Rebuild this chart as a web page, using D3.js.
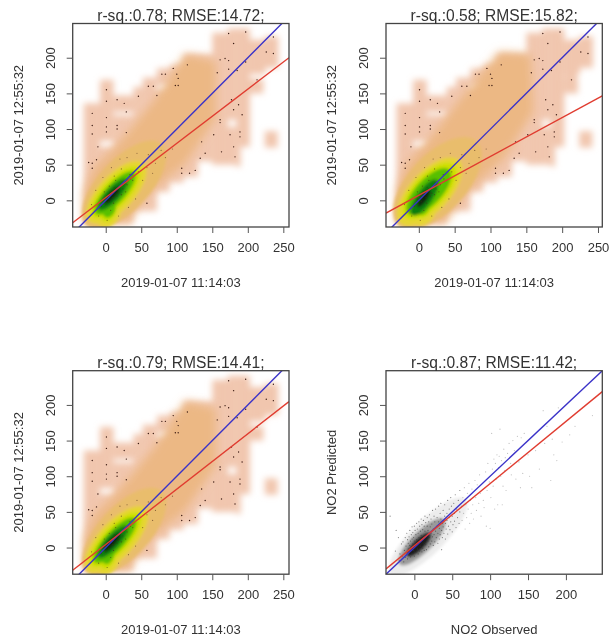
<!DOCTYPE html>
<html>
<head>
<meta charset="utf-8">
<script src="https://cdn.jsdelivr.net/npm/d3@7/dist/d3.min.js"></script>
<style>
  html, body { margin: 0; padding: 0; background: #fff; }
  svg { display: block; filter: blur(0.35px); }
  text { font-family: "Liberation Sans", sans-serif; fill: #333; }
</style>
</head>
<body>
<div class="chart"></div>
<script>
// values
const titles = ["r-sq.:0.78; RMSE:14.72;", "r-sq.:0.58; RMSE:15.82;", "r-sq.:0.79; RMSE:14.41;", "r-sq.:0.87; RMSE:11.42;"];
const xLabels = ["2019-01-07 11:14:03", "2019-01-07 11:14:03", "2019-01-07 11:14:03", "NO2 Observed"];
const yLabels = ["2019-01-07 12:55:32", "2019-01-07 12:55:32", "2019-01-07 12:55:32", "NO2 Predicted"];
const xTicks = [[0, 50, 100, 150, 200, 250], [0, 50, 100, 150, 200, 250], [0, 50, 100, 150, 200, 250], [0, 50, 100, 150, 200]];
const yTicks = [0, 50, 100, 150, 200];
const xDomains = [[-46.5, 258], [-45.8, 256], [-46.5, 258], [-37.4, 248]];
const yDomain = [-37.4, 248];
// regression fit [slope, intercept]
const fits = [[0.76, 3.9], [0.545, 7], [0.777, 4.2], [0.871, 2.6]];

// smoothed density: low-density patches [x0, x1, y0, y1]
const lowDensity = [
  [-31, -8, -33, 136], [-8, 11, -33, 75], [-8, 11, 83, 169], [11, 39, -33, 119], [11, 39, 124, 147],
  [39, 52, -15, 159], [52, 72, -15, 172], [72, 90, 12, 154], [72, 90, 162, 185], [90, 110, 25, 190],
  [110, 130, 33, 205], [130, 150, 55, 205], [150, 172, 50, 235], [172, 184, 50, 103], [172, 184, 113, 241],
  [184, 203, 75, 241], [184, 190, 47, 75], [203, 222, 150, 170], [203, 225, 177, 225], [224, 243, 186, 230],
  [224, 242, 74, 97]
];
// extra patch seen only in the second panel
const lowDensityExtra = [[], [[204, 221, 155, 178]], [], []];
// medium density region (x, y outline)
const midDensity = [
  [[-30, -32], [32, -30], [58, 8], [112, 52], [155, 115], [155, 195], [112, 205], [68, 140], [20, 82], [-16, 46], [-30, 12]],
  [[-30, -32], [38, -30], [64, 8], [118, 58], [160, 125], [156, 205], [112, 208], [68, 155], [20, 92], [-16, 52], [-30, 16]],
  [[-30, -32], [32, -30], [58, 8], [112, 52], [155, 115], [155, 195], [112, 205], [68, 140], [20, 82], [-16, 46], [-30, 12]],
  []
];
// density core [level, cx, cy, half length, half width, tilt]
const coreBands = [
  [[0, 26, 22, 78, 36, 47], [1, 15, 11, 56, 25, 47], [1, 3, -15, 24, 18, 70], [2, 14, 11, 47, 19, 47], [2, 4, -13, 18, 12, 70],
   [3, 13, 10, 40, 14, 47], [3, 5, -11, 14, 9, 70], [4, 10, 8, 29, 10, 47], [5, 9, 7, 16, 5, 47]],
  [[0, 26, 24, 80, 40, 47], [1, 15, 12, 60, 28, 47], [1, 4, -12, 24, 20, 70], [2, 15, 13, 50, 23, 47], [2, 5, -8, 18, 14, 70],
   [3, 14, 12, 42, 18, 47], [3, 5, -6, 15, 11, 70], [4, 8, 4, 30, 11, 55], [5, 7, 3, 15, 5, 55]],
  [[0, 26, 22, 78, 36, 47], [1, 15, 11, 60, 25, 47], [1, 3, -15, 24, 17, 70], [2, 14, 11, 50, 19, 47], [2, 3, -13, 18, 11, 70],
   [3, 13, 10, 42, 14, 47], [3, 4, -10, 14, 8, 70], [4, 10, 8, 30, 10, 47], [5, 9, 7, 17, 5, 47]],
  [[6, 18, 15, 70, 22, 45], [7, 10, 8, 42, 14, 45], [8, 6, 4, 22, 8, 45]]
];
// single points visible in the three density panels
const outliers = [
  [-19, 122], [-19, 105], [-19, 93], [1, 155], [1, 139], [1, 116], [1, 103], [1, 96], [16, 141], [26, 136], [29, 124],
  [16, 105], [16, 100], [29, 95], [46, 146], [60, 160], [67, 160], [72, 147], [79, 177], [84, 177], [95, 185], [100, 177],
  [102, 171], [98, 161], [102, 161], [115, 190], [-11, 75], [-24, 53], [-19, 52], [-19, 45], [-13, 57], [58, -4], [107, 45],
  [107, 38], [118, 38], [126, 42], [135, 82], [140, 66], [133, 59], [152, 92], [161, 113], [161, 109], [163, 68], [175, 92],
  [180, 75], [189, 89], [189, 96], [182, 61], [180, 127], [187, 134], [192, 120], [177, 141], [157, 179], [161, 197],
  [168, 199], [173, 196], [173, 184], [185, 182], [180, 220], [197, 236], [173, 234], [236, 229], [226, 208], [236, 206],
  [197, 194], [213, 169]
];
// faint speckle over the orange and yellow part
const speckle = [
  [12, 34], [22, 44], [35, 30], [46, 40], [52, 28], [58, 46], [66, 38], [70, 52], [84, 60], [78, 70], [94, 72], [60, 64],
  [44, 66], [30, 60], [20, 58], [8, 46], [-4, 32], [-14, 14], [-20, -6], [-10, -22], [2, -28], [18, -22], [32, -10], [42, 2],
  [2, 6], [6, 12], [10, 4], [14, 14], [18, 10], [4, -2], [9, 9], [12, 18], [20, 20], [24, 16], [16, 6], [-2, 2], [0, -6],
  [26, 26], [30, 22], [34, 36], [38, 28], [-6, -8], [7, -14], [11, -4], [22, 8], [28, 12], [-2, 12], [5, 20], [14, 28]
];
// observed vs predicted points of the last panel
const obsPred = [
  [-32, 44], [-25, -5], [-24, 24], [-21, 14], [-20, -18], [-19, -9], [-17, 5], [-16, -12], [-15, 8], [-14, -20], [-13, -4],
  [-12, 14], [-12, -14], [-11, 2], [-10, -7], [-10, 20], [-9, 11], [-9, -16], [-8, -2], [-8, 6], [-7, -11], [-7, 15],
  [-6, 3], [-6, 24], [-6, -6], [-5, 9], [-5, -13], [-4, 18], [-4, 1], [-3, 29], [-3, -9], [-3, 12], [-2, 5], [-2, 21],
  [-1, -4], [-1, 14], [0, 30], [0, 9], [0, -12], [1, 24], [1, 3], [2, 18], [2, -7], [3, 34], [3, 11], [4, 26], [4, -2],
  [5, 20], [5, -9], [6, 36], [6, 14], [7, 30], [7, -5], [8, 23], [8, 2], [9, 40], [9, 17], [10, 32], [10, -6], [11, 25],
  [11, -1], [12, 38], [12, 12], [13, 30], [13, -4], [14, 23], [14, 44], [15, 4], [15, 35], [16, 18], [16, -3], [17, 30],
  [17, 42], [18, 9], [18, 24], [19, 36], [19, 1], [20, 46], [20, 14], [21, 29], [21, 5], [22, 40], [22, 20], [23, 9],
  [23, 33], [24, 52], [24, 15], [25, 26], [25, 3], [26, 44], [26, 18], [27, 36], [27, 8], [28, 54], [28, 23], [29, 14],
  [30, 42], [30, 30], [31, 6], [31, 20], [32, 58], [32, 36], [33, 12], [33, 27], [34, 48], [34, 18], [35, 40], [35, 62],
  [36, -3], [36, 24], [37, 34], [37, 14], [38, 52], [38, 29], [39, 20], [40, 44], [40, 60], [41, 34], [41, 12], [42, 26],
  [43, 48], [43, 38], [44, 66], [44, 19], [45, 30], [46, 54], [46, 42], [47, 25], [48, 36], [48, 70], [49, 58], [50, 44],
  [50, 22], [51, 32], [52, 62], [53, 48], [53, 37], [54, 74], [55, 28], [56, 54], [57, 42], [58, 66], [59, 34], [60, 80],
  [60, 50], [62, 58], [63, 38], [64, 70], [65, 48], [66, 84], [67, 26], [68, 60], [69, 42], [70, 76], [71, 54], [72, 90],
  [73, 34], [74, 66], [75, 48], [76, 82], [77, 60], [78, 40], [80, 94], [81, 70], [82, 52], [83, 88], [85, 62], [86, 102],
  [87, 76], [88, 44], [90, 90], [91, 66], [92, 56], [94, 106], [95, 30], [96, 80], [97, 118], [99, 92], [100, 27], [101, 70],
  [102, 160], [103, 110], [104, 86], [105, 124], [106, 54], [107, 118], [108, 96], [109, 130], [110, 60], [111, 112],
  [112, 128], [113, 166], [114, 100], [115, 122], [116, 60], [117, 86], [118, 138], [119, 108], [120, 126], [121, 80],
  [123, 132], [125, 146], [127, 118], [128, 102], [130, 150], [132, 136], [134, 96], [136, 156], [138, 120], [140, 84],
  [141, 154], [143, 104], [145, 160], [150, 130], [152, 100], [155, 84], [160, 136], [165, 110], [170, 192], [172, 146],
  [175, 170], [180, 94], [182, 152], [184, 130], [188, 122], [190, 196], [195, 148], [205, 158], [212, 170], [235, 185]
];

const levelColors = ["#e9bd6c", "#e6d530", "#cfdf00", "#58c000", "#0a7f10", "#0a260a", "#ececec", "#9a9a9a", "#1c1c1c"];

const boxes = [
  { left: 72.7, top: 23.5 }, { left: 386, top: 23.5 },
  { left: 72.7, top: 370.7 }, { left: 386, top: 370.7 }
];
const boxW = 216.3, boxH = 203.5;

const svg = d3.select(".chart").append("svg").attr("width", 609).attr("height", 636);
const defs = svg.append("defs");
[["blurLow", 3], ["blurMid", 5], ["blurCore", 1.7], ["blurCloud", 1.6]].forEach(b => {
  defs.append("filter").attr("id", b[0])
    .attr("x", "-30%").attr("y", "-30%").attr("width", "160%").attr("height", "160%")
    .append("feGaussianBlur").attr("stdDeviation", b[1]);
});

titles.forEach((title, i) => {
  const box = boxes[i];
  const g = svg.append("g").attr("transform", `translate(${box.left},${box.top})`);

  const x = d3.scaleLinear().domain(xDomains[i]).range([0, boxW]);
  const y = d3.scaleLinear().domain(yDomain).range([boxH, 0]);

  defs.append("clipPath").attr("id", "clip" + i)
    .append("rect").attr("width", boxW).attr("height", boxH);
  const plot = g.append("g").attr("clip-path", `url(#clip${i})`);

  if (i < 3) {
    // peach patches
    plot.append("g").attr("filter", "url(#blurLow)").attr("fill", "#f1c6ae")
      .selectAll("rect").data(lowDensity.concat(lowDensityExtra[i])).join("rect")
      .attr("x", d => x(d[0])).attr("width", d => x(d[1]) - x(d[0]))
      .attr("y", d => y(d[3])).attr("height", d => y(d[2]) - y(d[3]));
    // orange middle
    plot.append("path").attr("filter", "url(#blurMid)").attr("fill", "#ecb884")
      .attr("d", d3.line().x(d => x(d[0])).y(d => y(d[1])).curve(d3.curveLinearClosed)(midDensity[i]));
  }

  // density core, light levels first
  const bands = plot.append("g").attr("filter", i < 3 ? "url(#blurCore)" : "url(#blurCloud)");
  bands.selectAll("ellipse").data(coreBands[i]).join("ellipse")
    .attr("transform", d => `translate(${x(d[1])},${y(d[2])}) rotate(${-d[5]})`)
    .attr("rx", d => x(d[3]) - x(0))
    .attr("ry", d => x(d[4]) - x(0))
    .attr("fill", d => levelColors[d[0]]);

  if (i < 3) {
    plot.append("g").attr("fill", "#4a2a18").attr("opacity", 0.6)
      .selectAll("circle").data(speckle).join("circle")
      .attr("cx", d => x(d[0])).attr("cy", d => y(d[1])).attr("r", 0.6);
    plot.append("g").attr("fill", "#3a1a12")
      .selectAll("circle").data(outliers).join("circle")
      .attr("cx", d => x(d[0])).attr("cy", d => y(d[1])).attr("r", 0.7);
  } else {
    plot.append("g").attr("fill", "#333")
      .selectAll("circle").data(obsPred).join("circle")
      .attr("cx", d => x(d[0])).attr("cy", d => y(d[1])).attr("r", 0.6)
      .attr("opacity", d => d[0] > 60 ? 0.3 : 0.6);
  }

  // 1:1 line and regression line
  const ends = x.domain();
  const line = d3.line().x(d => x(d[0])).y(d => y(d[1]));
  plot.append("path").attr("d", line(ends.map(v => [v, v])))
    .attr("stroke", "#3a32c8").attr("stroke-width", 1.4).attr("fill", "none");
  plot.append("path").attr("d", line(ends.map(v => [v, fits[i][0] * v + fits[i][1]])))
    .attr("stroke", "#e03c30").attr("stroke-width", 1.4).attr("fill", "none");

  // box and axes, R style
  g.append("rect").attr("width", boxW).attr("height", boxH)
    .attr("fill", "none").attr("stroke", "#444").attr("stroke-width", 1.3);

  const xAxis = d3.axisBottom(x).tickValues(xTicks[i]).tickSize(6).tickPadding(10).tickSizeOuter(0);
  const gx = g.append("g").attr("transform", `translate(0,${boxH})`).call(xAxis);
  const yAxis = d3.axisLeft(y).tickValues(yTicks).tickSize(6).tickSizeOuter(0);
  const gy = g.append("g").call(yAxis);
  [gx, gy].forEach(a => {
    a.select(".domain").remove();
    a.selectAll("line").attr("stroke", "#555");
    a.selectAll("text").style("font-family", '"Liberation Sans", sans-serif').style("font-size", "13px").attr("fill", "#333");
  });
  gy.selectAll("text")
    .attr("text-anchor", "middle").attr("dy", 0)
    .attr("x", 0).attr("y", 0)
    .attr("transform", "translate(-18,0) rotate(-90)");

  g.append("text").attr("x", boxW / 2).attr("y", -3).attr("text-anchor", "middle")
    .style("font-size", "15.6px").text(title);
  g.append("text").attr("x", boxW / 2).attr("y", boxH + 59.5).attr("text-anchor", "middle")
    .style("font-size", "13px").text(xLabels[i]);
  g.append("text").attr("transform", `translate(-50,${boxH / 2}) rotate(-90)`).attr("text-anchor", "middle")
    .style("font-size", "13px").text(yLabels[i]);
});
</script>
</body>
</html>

━━━━━━━━

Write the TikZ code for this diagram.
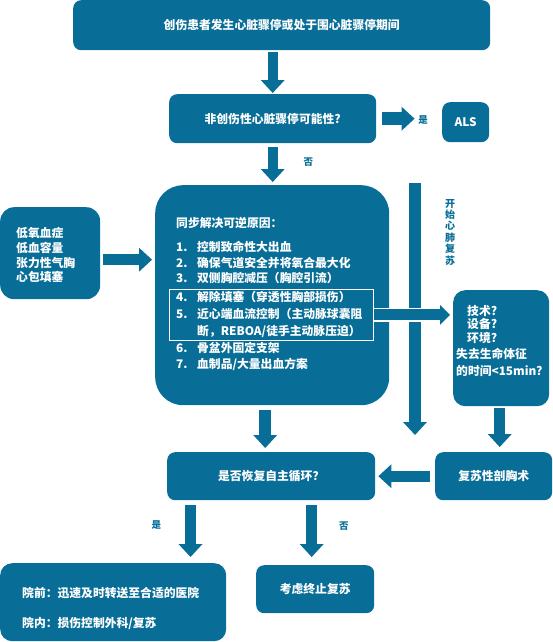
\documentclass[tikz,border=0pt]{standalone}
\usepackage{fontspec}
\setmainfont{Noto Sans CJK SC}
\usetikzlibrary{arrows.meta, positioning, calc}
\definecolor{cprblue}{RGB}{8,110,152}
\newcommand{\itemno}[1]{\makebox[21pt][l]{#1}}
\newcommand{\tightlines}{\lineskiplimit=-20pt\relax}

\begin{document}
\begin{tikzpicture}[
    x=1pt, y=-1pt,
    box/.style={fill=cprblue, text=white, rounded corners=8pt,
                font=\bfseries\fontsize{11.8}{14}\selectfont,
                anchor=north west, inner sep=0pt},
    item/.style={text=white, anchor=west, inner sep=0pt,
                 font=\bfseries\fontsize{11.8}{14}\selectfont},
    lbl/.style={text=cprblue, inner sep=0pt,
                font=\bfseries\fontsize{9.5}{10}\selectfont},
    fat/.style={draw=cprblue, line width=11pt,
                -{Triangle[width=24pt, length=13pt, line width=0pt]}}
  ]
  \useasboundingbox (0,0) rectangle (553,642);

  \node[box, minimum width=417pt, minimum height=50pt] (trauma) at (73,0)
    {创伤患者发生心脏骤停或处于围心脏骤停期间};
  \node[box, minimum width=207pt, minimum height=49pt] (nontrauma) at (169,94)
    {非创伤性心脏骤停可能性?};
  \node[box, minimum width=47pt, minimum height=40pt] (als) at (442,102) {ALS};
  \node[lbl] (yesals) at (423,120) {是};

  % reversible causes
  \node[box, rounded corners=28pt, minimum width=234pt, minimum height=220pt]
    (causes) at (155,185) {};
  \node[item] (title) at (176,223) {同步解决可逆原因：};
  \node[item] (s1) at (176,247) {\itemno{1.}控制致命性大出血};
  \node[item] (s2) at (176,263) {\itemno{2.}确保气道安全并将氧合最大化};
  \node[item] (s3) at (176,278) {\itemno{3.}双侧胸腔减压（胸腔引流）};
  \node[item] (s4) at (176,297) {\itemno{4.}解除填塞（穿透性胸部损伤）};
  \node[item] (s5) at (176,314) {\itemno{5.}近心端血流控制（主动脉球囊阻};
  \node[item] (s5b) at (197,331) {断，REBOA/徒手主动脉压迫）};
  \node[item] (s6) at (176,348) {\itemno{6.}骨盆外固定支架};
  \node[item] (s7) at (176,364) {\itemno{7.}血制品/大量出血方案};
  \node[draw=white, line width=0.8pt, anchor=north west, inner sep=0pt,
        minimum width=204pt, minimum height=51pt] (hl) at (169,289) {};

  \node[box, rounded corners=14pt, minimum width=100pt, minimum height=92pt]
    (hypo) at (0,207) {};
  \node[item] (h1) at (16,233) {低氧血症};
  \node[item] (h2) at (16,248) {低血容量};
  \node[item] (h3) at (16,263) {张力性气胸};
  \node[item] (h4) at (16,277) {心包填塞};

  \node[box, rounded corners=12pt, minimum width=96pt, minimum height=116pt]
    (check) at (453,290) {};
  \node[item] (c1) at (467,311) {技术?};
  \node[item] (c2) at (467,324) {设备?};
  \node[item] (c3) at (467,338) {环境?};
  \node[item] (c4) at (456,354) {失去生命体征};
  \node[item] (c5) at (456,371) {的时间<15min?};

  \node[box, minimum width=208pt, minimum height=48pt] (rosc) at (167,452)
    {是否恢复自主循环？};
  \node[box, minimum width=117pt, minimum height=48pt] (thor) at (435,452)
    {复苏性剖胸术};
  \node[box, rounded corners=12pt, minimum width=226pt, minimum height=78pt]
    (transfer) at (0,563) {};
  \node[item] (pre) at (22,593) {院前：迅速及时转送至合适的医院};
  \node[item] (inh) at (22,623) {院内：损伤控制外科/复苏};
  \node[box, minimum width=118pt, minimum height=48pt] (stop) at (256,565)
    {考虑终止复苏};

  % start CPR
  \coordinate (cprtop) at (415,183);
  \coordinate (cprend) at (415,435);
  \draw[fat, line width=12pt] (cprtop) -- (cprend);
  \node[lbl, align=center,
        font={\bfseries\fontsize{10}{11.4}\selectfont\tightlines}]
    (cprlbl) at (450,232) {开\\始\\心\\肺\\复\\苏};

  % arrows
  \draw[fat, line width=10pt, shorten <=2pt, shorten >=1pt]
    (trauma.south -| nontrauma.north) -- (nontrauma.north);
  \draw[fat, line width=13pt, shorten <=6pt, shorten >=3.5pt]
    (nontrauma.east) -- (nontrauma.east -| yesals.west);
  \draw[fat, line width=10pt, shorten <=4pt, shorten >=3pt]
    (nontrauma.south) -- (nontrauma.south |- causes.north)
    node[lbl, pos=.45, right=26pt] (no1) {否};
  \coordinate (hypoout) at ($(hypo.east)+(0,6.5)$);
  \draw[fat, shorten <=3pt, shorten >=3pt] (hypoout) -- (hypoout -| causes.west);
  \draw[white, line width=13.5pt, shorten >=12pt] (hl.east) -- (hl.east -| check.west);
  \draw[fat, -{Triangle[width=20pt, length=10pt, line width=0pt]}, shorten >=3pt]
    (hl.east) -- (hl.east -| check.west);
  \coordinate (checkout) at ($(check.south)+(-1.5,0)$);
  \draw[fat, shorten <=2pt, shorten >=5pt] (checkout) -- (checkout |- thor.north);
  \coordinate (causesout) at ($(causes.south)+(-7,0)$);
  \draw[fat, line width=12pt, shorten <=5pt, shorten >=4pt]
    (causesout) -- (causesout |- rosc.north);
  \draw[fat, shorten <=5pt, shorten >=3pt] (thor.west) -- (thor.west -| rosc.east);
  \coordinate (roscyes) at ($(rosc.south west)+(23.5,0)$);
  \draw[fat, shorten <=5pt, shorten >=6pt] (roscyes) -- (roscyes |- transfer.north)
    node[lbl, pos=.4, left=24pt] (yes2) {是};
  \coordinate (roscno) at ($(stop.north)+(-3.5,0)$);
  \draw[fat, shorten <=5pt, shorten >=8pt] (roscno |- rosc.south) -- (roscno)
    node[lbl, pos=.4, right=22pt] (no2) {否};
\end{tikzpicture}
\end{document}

━━━━━━━━

What is expected:
Make an exact copy of the lines from the one that contains "Write the TikZ code for this diagram." through the one that contains "(yesals) at (423,120)", both included, and no other lines. Pictures are skipped.

Final answer:
Write the TikZ code for this diagram.
\documentclass[tikz,border=0pt]{standalone}
\usepackage{fontspec}
\setmainfont{Noto Sans CJK SC}
\usetikzlibrary{arrows.meta, positioning, calc}
\definecolor{cprblue}{RGB}{8,110,152}
\newcommand{\itemno}[1]{\makebox[21pt][l]{#1}}
\newcommand{\tightlines}{\lineskiplimit=-20pt\relax}

\begin{document}
\begin{tikzpicture}[
    x=1pt, y=-1pt,
    box/.style={fill=cprblue, text=white, rounded corners=8pt,
                font=\bfseries\fontsize{11.8}{14}\selectfont,
                anchor=north west, inner sep=0pt},
    item/.style={text=white, anchor=west, inner sep=0pt,
                 font=\bfseries\fontsize{11.8}{14}\selectfont},
    lbl/.style={text=cprblue, inner sep=0pt,
                font=\bfseries\fontsize{9.5}{10}\selectfont},
    fat/.style={draw=cprblue, line width=11pt,
                -{Triangle[width=24pt, length=13pt, line width=0pt]}}
  ]
  \useasboundingbox (0,0) rectangle (553,642);

  \node[box, minimum width=417pt, minimum height=50pt] (trauma) at (73,0)
    {创伤患者发生心脏骤停或处于围心脏骤停期间};
  \node[box, minimum width=207pt, minimum height=49pt] (nontrauma) at (169,94)
    {非创伤性心脏骤停可能性?};
  \node[box, minimum width=47pt, minimum height=40pt] (als) at (442,102) {ALS};
  \node[lbl] (yesals) at (423,120) {是};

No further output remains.